Just a report about changing the MAX WORLD SIZE in the EngineDefines.h file: Didn’t seem to change anything… however I am not really sure what I am doing with world comp.
The size of the yellow extent did not seem to get any smaller. I think I’d need to get a programmers help though to really know.
It may be simpler to roll a custom world origin shift, rather than use the world composition tools, but there again I got to get programmer help.
I am not sure moving to a beta engine version is advisable. I can probably finish this project before it’s out of a beta.
I am not sure it’s wise to move to a beta version, especially since I will be ready to publish this game in several months…

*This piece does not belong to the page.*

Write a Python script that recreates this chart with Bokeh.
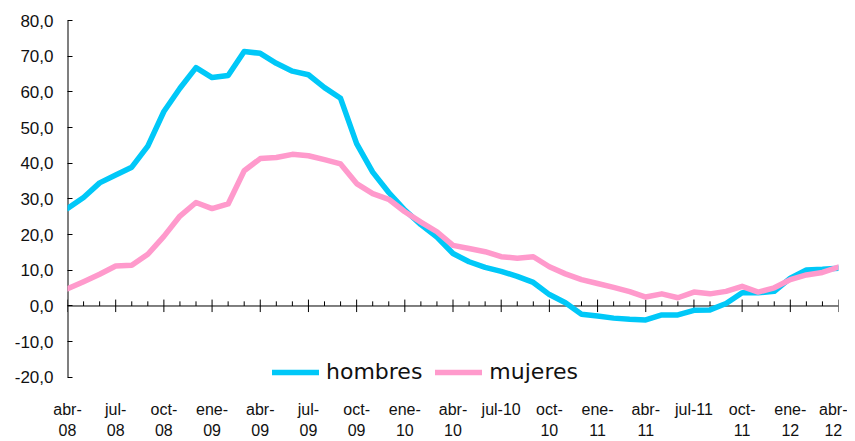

I will take a day to move the project to UE5 though just to test. I guess if I can successfully build it should be okay? I kind of don’t want to open that can of worms though.
Better to check that first, as it could be a complete waste. Doubles are coming to UE5, but they’re not fully implemented yet… Everyone agrees this is jitter. But 1.5k from Origin is early. So gotta ask, is attachment to a spring arm a factor in why the jitter is more severe than expected? If I was solving this I’d probably leave what you have and cut away to another camera at [0,0,0] after the zoom. So fake it for now, with an identical but larger ‘giant’ second compass setup. After all the compass takes up the whole screen anyway. You could also try render-texture to scene-capture compass @ [0,0,0]. Gotta go, good luck!
I’ll try without the spring arms.
Rendering from a different camera is an option I would choose second to just living with some jitter at the edge of the maps. For multiple reasons it just isn’t going to be a good fit with the game design.
Thanks for the help!
Hey guys, this seems to work:
It seems too simple almost, but it’s working. I don’t see any problems, everything is staying in place like it should be… obviously i replace the key press with like a trigger sending an event later, but this basically seems to jsut work.